Stoltzenberg: Bei der Entscheidung, Aktivist:innen zu unterstützen, halten wir uns stark an unsere Satzung, die Antisemitismus ausschließt. Bei Unterstützungsfällen gucken wir uns deshalb immer den Einzelfall und den Gesamtkontext an, bevor wir eine Entscheidung treffen. Das heißt, wir teilen natürlich nicht den Pauschalvorwurf des Antisemitismus gegen die palästinasolidarische Bewegung, aber wir sind sensibilisiert und gucken genau hin. Das führt manchmal – wie mit der Berliner Ortsgruppe – zu starken Diskussionen und Kontroversen. Aber das heißt nicht, dass wir nicht mehr zusammenarbeiten. Es ist eine fortlaufende Diskussion, die so lange nicht abgeschlossen sein wird, wie es die Solidaritätsbewegung und die Repression gibt.

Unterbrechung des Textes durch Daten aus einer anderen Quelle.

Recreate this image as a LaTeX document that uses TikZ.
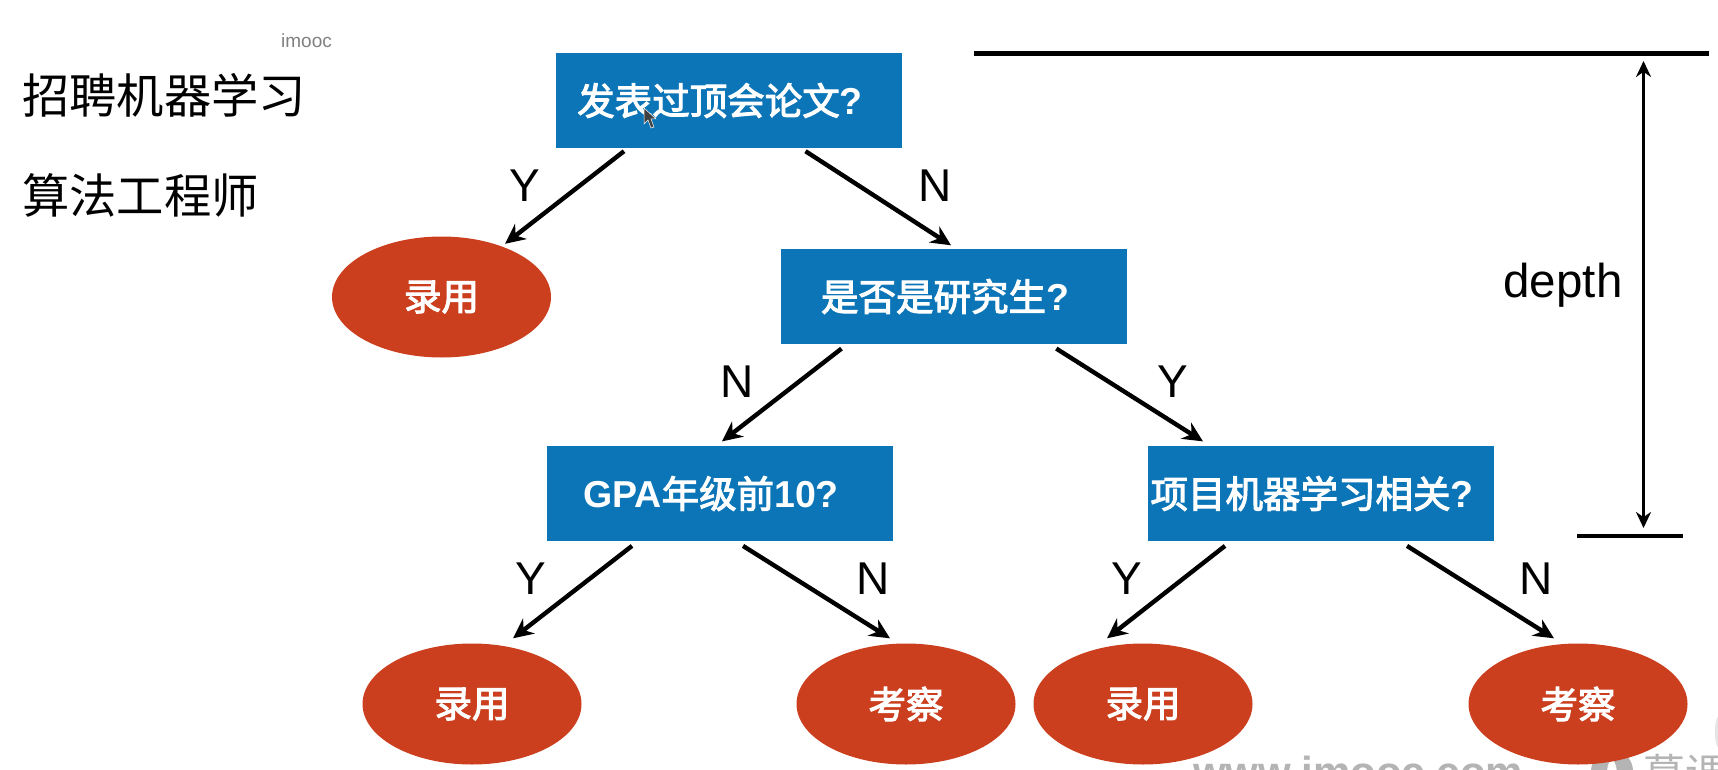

taz: Im Interesse der gesamten politischen Linken: Was ist das Erfolgsrezept, sich nicht zu zerspalten?
Stoltzenberg: Ich glaube, wir versuchen, immer das große Ganze zu sehen. Dass die Rote Hilfe für alle linken und fortschrittlichen Menschen ein unglaublich wichtiger Anker ist, dass wir diese Verantwortung annehmen müssen, auch wenn man sich mal über Aussagen ärgert. In der Roten Hilfe kommen viele Menschen zusammen, die sich sonst inhaltlich nicht finden würden – und die dann feststellen, dass es eben auch geht, zu einem bestimmten Punkt zusammenzuarbeiten. Klar, es knallt auch manchmal, aber es geht. Das ist aus unserer Sicht ein Erfolgskonzept für linke Arbeit.
taz: Was erwarten Sie, wie wird sich die Repression in den nächsten Jahren weiterentwickeln?
Stoltzenberg: Was ich befürchte – obwohl es gerne anders kommen darf – ist, dass die Repressionen gegen die migrantische Linke, vor allem gegen Kurd:innen, weiter fortschreiten wird. Zum Beispiel die Tendenz, dass Deutschland – wie kürzlich im Fall Kenan Ayaz – auch im Ausland im Dienste der Türkei kurdische Politiker:innen verfolgt. Dann werden Wahlerfolge der AfD Proteste gegen rechts auslösen, die erwartungsgemäß durch staatliche Repression sanktioniert werden. Es wird um die Erhaltung unserer politischen Grundrechte gehen, um fortschrittliche Kultur, Interkulturalität, queere Strukturen. Das sind alles Sachen, die in Gefahr sind, weshalb wir in den nächsten Jahren unterstützend an der Seite der Bewegungen kämpfen werden, so gut wir können.